In the New Testament, it is completely different. Peter told Cornelius (the first Gentile convert) that God doesn’t have favourites (Acts 10:34). Paul agreed, saying that all sinners face punishment, both Jews and Gentiles, because God has no favourites (Romans 2:9-11; Colossians 3:25).
He told slaves and their owners that God regards them both without favouritism (Ephesians 6:9). And James said that believers should treat the rich and poor equally (James 2:1). Paul even said that the hierarchy of the Church meant little to him because God has no favourites (Galatians 2:6).
Maybe that last point is where the trouble started. It was fine to speak about equality of Jew and Gentile, slave and free, and perhaps even rich and poor, but Paul’s declaration that God considered church leaders and laity to be equal was another matter.
It is understandable perhaps that this message – along with all the other texts declaring equality – was rarely preached by church leaders.
This concept was so important that Christians invented a new Greek word for it: prosōpolepsia – ‘taking face’ – to convey a Jewish idiom. It envisaged a king in front of his humble subjects with their faces bowed to the ground, taking someone’s face and lifting it up to look at him.

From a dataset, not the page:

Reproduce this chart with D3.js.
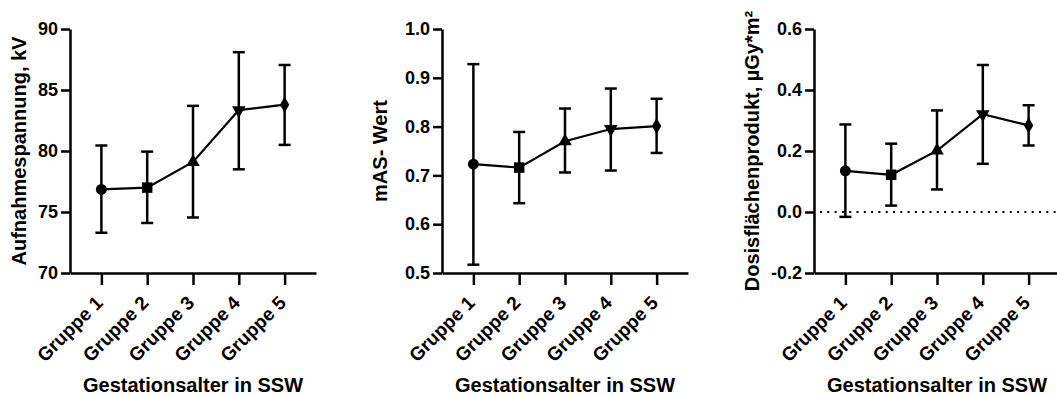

Naaman, who commanded the King of Aram’s armies, is described as “lifted of face” (2 Kings 5:1 – translated “highly regarded”). In Aaron’s blessing, God lifts his face to bathe us in the light of his countenance (Numbers 6:24-26), but in the New Testament, God lifts our face.
Roman society was like ours – dominated by a hierarchy based on wealth. Donating 1 million sesterces bought you a place in the senate, and 400,000 sesterces made you an equestrian (or member of the upper class).
Today, we invent many other divisions between people based on ethnicity, accent, age and gender. We choose friends who like the same football teams, fashion or music. Even Christians separate themselves into groups labelled ‘charismatic’, ‘traditional’, ‘evangelical’ or ‘liberal’ – or we attempt to escape labels and call ourselves non-denominational!
When the Church dropped the ball in failing to promote the New Testament emphasis on God’s favour towards everyone, the secular world developed concepts of equality and universal human rights.
Today, almost every government subscribes – at least in theory – to equality without favouritism; irrespective of income, religion or race. Paul, Peter and James would rejoice. This is exactly what they’d taught: social pyramids are irrelevant to God.
Jesus took it one stage further. He said that God doesn’t show favouritism even when it comes to sinners. Jesus came for all of us – good or bad – and is willing to forgive everyone who repents.
He gives good things in this life even to those who rebel against him, and we are told to do the same: “love your enemies…that you may be children of your Father in heaven. He causes his sun to rise on the evil and the good, and sends rain on the righteous and the unrighteous” (Matthew 5:44-45).
Perhaps this explains why the Old Testament deliberately records the bad things done by his favourites rather than glossing over them.
As Christians, we’re tempted to think of ourselves as God’s favourites. We talk so much about our right to stand before his throne that it is easy to forget that this is an awesome mercy.
We are in danger of swallowing a secular version of equality. According to the Bible, we are all sinners, and yet all equal under the Lord.